Como entretenimento, a maior parte da cobertura funcionou bem. Os detalhes pitorescos foram narrados. Mostrou-se a indignação de personagens quase sempre interessantes, como o senador Antônio Carlos Magalhães. Alguns jornais contaram, em retrancas auxiliares, a história da Daslu.
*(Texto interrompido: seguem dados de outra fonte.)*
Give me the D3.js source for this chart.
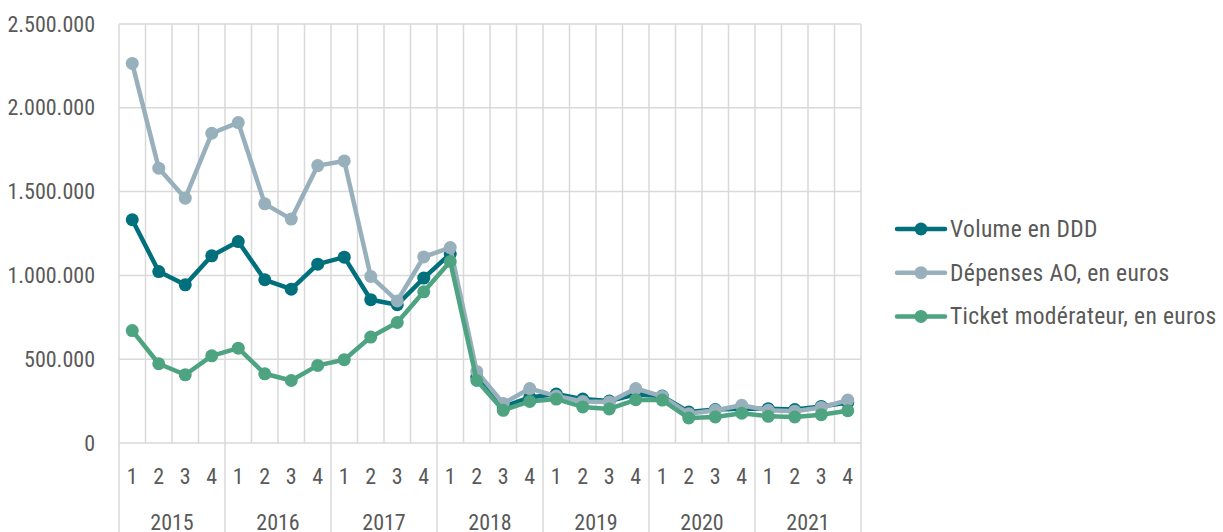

A Folha e o Globo publicaram o material no caderno de Economia. O Estado de S.Paulo, no caderno ‘Metrópole’, talvez pela dimensão policialesca da história. Só um jornal importante, a Gazeta Mercantil, tratou a história com muita discrição. Na primeira página houve apenas a chamadinha na seção ‘Primeiro Plano’. Enquanto os outros davam a notícia, na primeira página, como manchete, submanchete ou pelo menos como chamada bastante visível (caso do Valor), a Gazeta destacou: ‘Câmbio é o maior risco dos índices de preços’.

A cobertura do espetáculo era provavelmente o que desejavam os promotores da operação. Eles deviam saber que políticos, empresários e socialites poderiam criticar a ação escandalosa. Mas talvez apostassem num balanço final favorável, com aplausos por mais 0um ataque aos ricos e poderosos.

O que a imprensa poderia fazer, para não se limitar a uma prestação de serviço aos promotores da truculência, seria examinar seriamente a legalidade do espetáculo e de tudo que as autoridades fizeram naquele dia. Não caberia à imprensa dar a palavra final sobre o assunto, mas seria socialmente útil apresentar uma análise jurídica mais ou menos detalhada. Só um jornal se empenhou nisso.

Lembrar que os pobres são vítimas freqüentes de truculência não altera os fatos. Num Estado de Direito, não tem sentido aplaudir a violência quando as vítimas estão do outro lado – seja qual for esse outro lado.